In economic affairs Adam Smith set out principles so radical in their content and so revolutionary in their implications as to make his book one of the most influential in the whole range of English history. The importance of The Wealth of Nations far transcended the details of economic theory. It did indeed lay the foundations of political economy as an academic discipline, but beyond this it formulated a philosophy of man as a social being which makes the book one of the great products of the age of Enlightenment. For Adam Smith's economic theory rested upon his particular view of the nature of man.

To understand this, we must turn first to his Theory of Moral Sentiments (1759). 'The happiness of mankind, as well as of all other rational creatures, seems to have been the original purpose intended by the Author of Nature when he brought them into existence. No other end seems worthy of that supreme wisdom and divine benignity which we necessarily ascribe to him; and this opinion, which we are led to by the abstract consideration of his infinite perfections, is still more confirmed by the examination of the works of Nature, which seem all intended to promote happiness, and to guard against misery'. (Part III, Chapter v.) Being primarily concerned with their own happiness, men were fundamentally egocentric. A man, for instance, would be more concerned at the prospect of his losing a little finger than at the news of a catastrophe which had engulfed the entire Chinese nation. (III, iii.) However, this conclusion did not lead Adam Smith to a Hobbesian view of human nature, because he held that the happiness which all men sought could be found only within the moral order. True self-interest therefore did not conflict with a universal benevolence. Nor were the desires of men ever wholly bad: 'Nature, even in the present depraved state of mankind, does not seem to have dealt so unkindly with us, as to have endowed us with any principle which is wholly and in every respect evil or which, in no degree and in no direction, can be the proper object of praise and approbation.' (II, i.)
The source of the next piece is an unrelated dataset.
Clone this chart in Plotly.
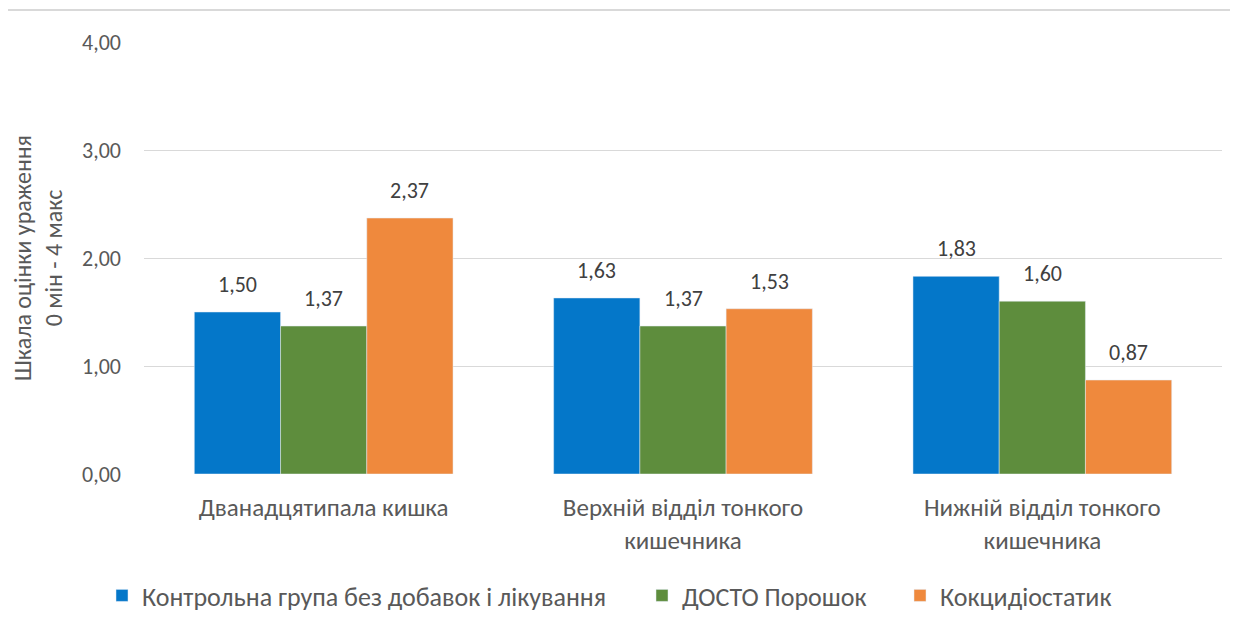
import plotly.graph_objects as go

categories = ["Дванадцятипала кишка", "Верхній відділ тонкого<br>кишечника", "Нижній відділ тонкого<br>кишечника"]
series_names = ["Контрольна група без добавок і лікування", "ДОСТО Порошок", "Кокцидіостатик"]
control = [1.50, 1.63, 1.83]
dosto = [1.37, 1.37, 1.60]
coccid = [2.37, 1.53, 0.87]
colors = ["#0477C9", "#5E8D3D", "#EF893D"]
tick_vals = [0, 1, 2, 3, 4]

FONT = "Carlito, Lato, 'Liberation Sans', sans-serif"
GRAY = "#595959"

T, B, L, R = 34, 165, 136, 24
PH = 631 - T - B
PW = 1238 - L - R
BARGAP = 0.28
NS = 3
BW = (1 - BARGAP) / NS

legend_px = [116, 656, 914]
legend_keys = ["legend", "legend2", "legend3"]
ly = -(578 - 14 - (631 - B)) / PH

fig = go.Figure()
annotations = []
for i, (name, vals, col) in enumerate(zip(series_names, [control, dosto, coccid], colors)):
    fig.add_trace(go.Bar(
        x=categories, y=vals, name=name, marker_color=col,
        legend=legend_keys[i],
    ))
    off = (i - (NS - 1) / 2) * BW
    for j, v in enumerate(vals):
        annotations.append(dict(
            x=j + off, y=v, xref="x", yref="y", text=f"{v:.2f}".replace(".", ","),
            showarrow=False, yanchor="bottom", yshift=12,
            font=dict(size=22, color="#404040", family=FONT),
        ))

legend_common = dict(orientation="h", yanchor="top", xanchor="left", y=ly,
                     font=dict(size=26, color=GRAY, family=FONT),
                     itemwidth=30, bgcolor="rgba(0,0,0,0)")
layout_legends = {}
for k, px in zip(legend_keys, legend_px):
    layout_legends[k] = dict(legend_common, x=(px - 22 - L) / PW)

fig.update_layout(
    width=1238, height=631,
    paper_bgcolor="white", plot_bgcolor="white",
    margin=dict(l=L, r=R, t=T, b=B),
    barmode="group", bargap=BARGAP, bargroupgap=0,
    separators=", ",
    font=dict(family=FONT, color=GRAY, size=22),
    showlegend=True,
    xaxis=dict(showline=False, ticks="", tickfont=dict(size=25, color=GRAY),
               ticklabelstandoff=16),
    yaxis=dict(range=[0, 4], tickvals=tick_vals, tickformat=".2f",
               showgrid=True, gridcolor="#D9D9D9", gridwidth=1,
               zeroline=False, showline=False, ticks="", ticklen=0,
               tickfont=dict(size=22, color=GRAY), ticklabelstandoff=22,
               title=dict(text="Шкала оцінки ураження<br>0 мін - 4 макс",
                          font=dict(size=24, color=GRAY), standoff=14)),
    annotations=annotations,
    shapes=[dict(type="line", xref="paper", yref="paper", x0=-0.2, x1=1.03,
                 y0=(631 - 2 - B) / PH, y1=(631 - 2 - B) / PH,
                 line=dict(color="#D9D9D9", width=2))],
    **layout_legends,
)

fig.write_html("out.html")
A man therefore might legitimately seek the gratification of his desires, but always within the limits of the moral order. Those limits imposed the necessity of a just moderation. Too much ambition was as much a sin as too little ambition. Within moral limits, however, a man might pursue his desires to the full extent of his powers: 'In the race for wealth, and honours, and preferments, he may run as hard as he can, and strain every nerve and every muscle, in order to outstrip all his competitors. But if he should justle, or throw down any of them, the indulgence of the spectators is entirely at an end.' (II, ii.) It was this verdict of the spectators, this desire of all men for the approbation of their fellows, which acted as a most powerful force in keeping them within moral bounds. 'Man naturally desires, not only to be loved, but to be lovely....He desires not only praise, but praise-worthiness....The love and admiration which we naturally conceive for those whose character and conduct we approve of, necessarily dispose us to desire to become ourselves the objects of the like agreeable sentiments, and to be as amiable and as admirable as those whom we love and admire the most.' (III, ii.) And if this motive is not sufficient to inculcate morality, there re- mains the fact of nature that true happiness can be obtained in no other way. But morality alone is not sufficient: 'The industrious knave cultivates the soil; the indolent good man leaves it uncultivated. Who ought to reap the harvest? Who starve, and who live in plenty? The natural course of things decides in favour of the knave: the natural sentiments of mankind in favour of the man of virtue.' (III, v.)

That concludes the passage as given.